Now connect this to the bigger picture.
NIL has created a financial divide in college basketball.
At the top:
Star players making significant money
National exposure
Stability and leverage
At the bottom:
Players making little to nothing
Fighting for minutes and exposure
Easily targeted
That’s where the danger lies.
Because when a player is offered $10,000 to $30,000…
And they’re not making that through NIL…
That becomes a real temptation.
The transfer portal only adds to it.
Players move constantly.

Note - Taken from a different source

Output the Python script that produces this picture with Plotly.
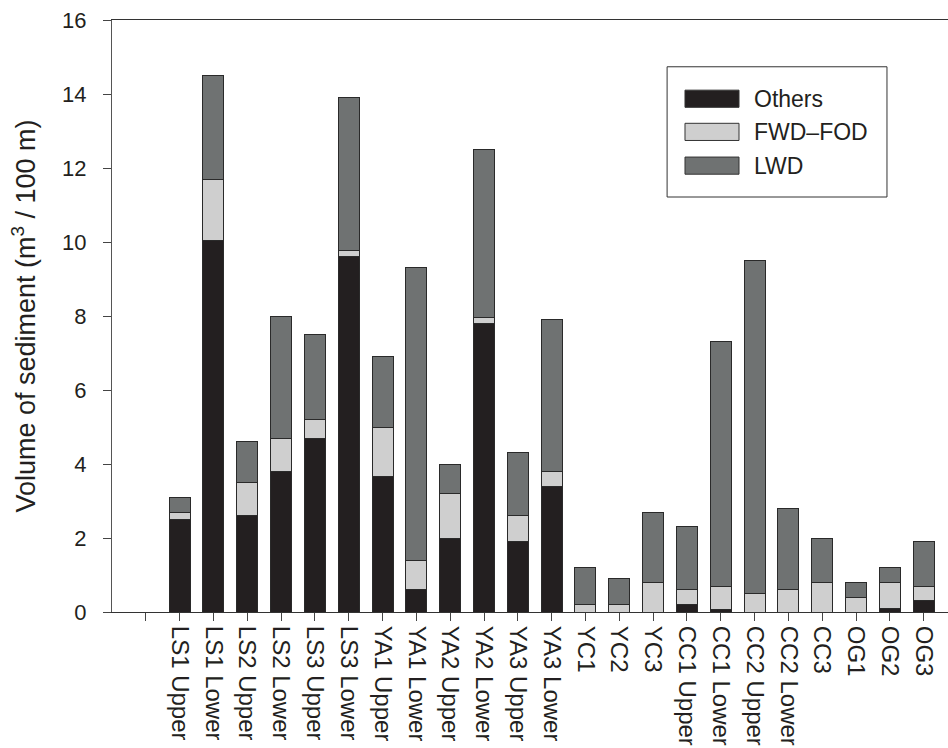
import plotly.graph_objects as go

categories = ["LS1 Upper", "LS1 Lower", "LS2 Upper", "LS2 Lower", "LS3 Upper", "LS3 Lower",
              "YA1 Upper", "YA1 Lower", "YA2 Upper", "YA2 Lower", "YA3 Upper", "YA3 Lower",
              "YC1", "YC2", "YC3", "CC1 Upper", "CC1 Lower", "CC2 Upper", "CC2 Lower",
              "CC3", "OG1", "OG2", "OG3"]

others = [2.5, 10.05, 2.6, 3.8, 4.7, 9.6, 3.67, 0.6, 2.0, 7.8, 1.9, 3.4,
          0, 0, 0, 0.2, 0.08, 0, 0, 0, 0, 0.1, 0.3]
fwd_fod = [0.18, 1.65, 0.9, 0.88, 0.5, 0.18, 1.33, 0.8, 1.2, 0.17, 0.7, 0.4,
           0.2, 0.2, 0.8, 0.4, 0.62, 0.5, 0.6, 0.8, 0.4, 0.7, 0.4]
lwd = [0.42, 2.8, 1.1, 3.32, 2.3, 4.12, 1.9, 7.9, 0.8, 4.53, 1.7, 4.1,
       1.0, 0.7, 1.9, 1.7, 6.6, 9.0, 2.2, 1.2, 0.4, 0.4, 1.2]

series_names = ["Others", "FWD\u2013FOD", "LWD"]
series_values = [others, fwd_fod, lwd]
series_colors = ["#231f20", "#cfcfcf", "#6f7272"]

y_ticks = [0, 2, 4, 6, 8, 10, 12, 14, 16]

FONT = "Liberation Sans, Arial, sans-serif"
xpos = list(range(len(categories)))

fig = go.Figure()
for name, vals, col in zip(series_names, series_values, series_colors):
    fig.add_trace(go.Bar(
        x=xpos, y=vals, name=name, width=0.62,
        marker=dict(color=col, line=dict(color="#2a2a2a", width=1)),
        showlegend=False,
    ))

# custom legend (wide swatches like the original)
shapes = [dict(type="rect", xref="paper", yref="paper", x0=0.664, x1=0.927, y0=0.701, y1=0.921,
               line=dict(color="#333", width=1), fillcolor="white", layer="above")]
annotations = []
row_y = [0.867, 0.811, 0.754]
for name, col, yc in zip(series_names, series_colors, row_y):
    shapes.append(dict(type="rect", xref="paper", yref="paper", x0=0.6854, x1=0.75,
                       y0=yc - 0.0145, y1=yc + 0.0145, fillcolor=col,
                       line=dict(color="#333", width=1), layer="above"))
    annotations.append(dict(xref="paper", yref="paper", x=0.7656, y=yc, text=name,
                            showarrow=False, xanchor="left", yanchor="middle",
                            font=dict(family=FONT, size=23, color="#231f20")))

fig.update_layout(
    width=948, height=748,
    margin=dict(l=112, r=0, t=20, b=136),
    paper_bgcolor="white", plot_bgcolor="white",
    barmode="stack",
    font=dict(family=FONT, size=22, color="#231f20"),
    shapes=shapes, annotations=annotations,
    xaxis=dict(
        range=[-2, 22.72],
        tickmode="array",
        tickvals=xpos,
        ticktext=categories,
        tickangle=90,
        ticks="outside", ticklen=8, tickcolor="#444", tickwidth=1,
        minor=dict(tickmode="array", tickvals=[-1], ticks="outside", ticklen=8,
                   tickcolor="#444", tickwidth=1, showgrid=False),
        showline=True, linecolor="#333", linewidth=1, mirror=True,
        showgrid=False, zeroline=False, automargin=False,
        tickfont=dict(family=FONT, size=24, color="#231f20"),
    ),
    yaxis=dict(
        range=[0, 16],
        tickmode="array", tickvals=y_ticks,
        ticks="outside", ticklen=8, tickcolor="#444", tickwidth=1,
        showline=True, linecolor="#555", linewidth=1,
        showgrid=False, zeroline=False, automargin=False,
        ticklabelstandoff=12,
        tickfont=dict(family=FONT, size=22, color="#231f20"),
        title=dict(text="Volume of sediment (m<sup>3</sup> / 100 m)",
                   font=dict(family=FONT, size=27, color="#231f20"), standoff=18),
    ),
)

fig.write_html("out.html", config={"displayModeBar": False},
               post_script="document.body.style.margin='0';document.body.style.overflow='hidden';")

There’s less accountability, less continuity, and fewer long-term relationships with coaches or programs.
That instability creates opportunity—for the wrong people.
Now add the final piece.
Gambling. Check out our Top Parlay bets.
Sports betting is now everywhere:
Integrated into broadcasts
Promoted during games
Accessible instantly through apps
And more importantly:
There are bets on everything.
First-half lines
Player props
In-game performance
That’s exactly what this scandal exploited.
Not final scores.
Specific moments.
Specific stats.
Specific opportunities to manipulate outcomes without obvious detection.
This is where it gets uncomfortable.
Because despite the size and scope of this scandal…
It hasn’t dominated the conversation.
Why?
Because gambling is now deeply tied to revenue:
Media partnerships
Advertising dollars
League sponsorships
When money flows in that direction, scrutiny tends to decrease.
But it shouldn’t.
Because this isn’t just another scandal.
This is a structural problem.
College basketball has dealt with gambling scandals before:
The 1951 point-shaving scandal nearly destroyed the sport
The 2017 FBI probe exposed corruption in recruiting
But this is different.
Because now:
Gambling is legal and widespread
Players have direct financial access (NIL)
Movement between programs is constant
The safeguards that once existed?
They’re weaker now.
This is the part that matters most.
If fans begin to question:
Effort
Outcomes
Player performance
Then the game changes forever.
Because college basketball isn’t just about talent.
It’s about belief.
And once that belief is shaken…
It’s hard to restore.
NIL didn’t break college basketball.
The transfer portal didn’t break it either.
But combined with gambling?
Now you have something dangerous.
Because what we’re seeing isn’t just change.
It’s erosion.
Of structure.
Of accountability.
And most importantly…
Of trust.
And if college basketball loses that?
It won’t matter how much money is involved.
The game we grew up loving won’t be the same.